Now begins the seemingly endless business of telling everyone who matters [i.e., who sends me money, like the Massachusetts Pension System] what our new address is, informing Spectrum [formerly Time Warner Cable – when did that happen?] that we still want Starz at our new location, and telling the NY TIMES the new delivery location. 

As I predicted, we took a bath with the selling price.  I figured out that if you ignore inflation and complicated matters like that, my gains and losses on the sale of five principal dwellings over the past half century just about sum to zero dollars.  I would strongly suggest that no one ask me for financial advice.  On the other hand, I have never aimed to die rich, just solvent so that my children are not left with bills to pay.

The next stage of my life, if things work out as I hope, will feature an increasing involvement with Columbia University through my new membership in the Society of Senior Scholars there.  It is now forty-six years since I left Columbia for an extraordinary thirty-seven years at the University of Massachusetts.  The young Marxists At UMass from whom I learned so much are now old, retired, and in some cases no longer Marxists.  The exciting experimental undergraduate program I started – Social Thought and Political Economy – is flourishing in middle age, and the doctoral program in Afro-American Studies that I helped to create and ran for twelve years has just celebrated its first twenty years, turning out bright, young, productive scholars.  
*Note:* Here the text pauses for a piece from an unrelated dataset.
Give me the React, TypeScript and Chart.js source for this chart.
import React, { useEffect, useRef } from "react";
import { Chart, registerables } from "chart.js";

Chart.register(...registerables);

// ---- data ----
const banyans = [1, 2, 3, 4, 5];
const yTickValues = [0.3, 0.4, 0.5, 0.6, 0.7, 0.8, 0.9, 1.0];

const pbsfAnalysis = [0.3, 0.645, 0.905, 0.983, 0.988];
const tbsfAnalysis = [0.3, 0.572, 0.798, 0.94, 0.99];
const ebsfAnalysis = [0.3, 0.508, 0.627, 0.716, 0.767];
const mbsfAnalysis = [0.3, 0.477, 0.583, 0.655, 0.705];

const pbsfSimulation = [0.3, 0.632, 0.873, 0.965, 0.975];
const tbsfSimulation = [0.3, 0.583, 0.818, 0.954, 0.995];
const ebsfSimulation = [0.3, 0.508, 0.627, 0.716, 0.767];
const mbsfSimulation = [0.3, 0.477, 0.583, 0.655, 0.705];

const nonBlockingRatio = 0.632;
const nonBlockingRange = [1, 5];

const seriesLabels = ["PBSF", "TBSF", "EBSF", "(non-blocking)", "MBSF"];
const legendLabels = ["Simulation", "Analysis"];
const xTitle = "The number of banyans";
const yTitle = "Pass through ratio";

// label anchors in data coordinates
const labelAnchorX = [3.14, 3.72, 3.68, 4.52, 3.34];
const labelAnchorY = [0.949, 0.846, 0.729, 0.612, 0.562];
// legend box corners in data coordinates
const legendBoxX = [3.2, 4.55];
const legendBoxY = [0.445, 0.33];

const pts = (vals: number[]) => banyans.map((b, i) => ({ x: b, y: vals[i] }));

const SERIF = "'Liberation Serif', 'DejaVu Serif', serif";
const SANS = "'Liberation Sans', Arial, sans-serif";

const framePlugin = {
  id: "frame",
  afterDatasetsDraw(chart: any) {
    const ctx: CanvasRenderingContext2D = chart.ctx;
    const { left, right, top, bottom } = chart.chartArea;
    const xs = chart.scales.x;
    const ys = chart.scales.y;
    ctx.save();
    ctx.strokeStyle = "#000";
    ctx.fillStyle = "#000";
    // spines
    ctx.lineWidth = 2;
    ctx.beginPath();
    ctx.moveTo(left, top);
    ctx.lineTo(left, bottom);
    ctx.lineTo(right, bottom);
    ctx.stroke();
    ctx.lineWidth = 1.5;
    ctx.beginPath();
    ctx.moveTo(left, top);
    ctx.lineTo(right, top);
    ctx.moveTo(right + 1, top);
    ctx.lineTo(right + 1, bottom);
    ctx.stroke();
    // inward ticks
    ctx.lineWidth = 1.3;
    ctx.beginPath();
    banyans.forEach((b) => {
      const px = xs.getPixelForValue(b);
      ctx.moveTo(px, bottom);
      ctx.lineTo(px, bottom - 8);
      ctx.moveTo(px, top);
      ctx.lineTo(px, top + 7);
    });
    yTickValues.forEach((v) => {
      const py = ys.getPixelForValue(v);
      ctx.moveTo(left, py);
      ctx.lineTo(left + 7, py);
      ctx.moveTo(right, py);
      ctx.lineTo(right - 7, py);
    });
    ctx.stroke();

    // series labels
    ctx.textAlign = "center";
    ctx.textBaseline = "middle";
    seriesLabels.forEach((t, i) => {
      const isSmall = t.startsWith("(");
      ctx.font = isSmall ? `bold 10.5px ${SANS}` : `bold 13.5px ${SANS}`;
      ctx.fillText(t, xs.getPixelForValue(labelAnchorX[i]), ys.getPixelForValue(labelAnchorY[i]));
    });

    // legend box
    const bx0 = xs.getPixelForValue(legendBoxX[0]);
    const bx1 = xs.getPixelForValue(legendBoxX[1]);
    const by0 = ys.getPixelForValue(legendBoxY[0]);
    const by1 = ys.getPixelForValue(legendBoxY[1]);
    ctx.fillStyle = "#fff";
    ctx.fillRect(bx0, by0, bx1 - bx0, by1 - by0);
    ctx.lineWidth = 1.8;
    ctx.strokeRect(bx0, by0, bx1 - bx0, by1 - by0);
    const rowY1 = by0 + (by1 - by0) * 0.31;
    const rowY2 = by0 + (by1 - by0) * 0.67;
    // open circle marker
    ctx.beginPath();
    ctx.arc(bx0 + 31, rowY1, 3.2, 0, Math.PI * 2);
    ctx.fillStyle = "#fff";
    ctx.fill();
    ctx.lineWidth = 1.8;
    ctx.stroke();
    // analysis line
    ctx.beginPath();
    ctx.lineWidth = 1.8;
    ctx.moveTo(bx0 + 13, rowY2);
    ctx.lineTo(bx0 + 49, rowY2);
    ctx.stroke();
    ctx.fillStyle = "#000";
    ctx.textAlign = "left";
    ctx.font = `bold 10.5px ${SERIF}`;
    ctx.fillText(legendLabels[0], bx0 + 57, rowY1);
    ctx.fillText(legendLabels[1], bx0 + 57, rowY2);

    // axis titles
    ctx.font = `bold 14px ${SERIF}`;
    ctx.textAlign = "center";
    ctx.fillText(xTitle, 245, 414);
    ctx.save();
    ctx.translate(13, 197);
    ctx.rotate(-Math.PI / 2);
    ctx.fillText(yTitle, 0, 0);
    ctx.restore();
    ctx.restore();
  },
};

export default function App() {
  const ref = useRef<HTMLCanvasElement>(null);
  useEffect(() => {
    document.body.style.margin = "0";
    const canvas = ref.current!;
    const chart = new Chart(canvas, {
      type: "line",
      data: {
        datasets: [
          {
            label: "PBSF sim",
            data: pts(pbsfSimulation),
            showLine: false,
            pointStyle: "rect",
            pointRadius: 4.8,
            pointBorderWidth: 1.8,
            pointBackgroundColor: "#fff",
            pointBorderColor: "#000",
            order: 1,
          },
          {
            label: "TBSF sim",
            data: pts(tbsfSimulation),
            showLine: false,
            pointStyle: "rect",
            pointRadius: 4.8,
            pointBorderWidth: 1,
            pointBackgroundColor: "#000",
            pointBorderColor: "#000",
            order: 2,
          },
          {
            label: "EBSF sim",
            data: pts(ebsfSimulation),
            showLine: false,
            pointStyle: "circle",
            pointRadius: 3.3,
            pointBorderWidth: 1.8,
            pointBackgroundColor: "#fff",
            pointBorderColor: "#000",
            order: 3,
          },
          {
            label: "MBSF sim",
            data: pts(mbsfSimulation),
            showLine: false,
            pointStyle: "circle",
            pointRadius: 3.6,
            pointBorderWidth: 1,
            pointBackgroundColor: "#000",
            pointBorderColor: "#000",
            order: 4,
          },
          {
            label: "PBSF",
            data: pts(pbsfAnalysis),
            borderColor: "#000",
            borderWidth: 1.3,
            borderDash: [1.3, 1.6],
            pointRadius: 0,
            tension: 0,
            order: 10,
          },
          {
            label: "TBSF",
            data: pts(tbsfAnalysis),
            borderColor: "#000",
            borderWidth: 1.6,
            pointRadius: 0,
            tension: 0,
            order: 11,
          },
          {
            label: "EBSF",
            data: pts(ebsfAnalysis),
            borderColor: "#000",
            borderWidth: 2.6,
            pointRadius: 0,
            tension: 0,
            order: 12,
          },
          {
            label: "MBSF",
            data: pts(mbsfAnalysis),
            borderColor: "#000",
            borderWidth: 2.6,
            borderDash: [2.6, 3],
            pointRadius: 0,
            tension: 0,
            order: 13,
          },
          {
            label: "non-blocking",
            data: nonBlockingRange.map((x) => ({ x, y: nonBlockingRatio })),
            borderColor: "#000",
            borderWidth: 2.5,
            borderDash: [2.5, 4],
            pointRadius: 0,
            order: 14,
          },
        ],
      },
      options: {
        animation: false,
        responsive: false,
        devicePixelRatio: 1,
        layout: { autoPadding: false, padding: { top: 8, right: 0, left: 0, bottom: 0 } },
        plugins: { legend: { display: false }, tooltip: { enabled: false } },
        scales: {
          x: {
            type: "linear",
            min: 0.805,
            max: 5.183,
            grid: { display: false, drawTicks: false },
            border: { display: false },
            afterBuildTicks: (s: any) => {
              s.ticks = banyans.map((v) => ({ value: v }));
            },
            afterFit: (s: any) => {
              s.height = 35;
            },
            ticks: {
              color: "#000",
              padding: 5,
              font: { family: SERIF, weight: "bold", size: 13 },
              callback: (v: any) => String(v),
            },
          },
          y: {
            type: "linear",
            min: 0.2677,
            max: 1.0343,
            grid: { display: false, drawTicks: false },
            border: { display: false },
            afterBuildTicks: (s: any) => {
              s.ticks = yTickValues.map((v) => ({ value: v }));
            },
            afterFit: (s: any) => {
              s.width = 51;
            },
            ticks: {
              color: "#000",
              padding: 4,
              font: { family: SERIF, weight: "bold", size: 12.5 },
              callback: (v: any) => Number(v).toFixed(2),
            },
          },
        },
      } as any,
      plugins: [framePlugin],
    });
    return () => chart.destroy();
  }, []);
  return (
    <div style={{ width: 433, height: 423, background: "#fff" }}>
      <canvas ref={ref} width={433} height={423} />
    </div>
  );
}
My involvement with Columbia will necessarily be intermittent, since I will continue to live in North Carolina, but there are direct flights, and as I learned long ago, in the Academy even those professors who live across the street from the university, as I did back then, are liable not to spend that much time on campus.


It should be fun.

2 comments:

  1. Good wishes on this new phase.
    Real Estate is funny (I could tell you tales).
    Arrange things so that the very last check you write bounces.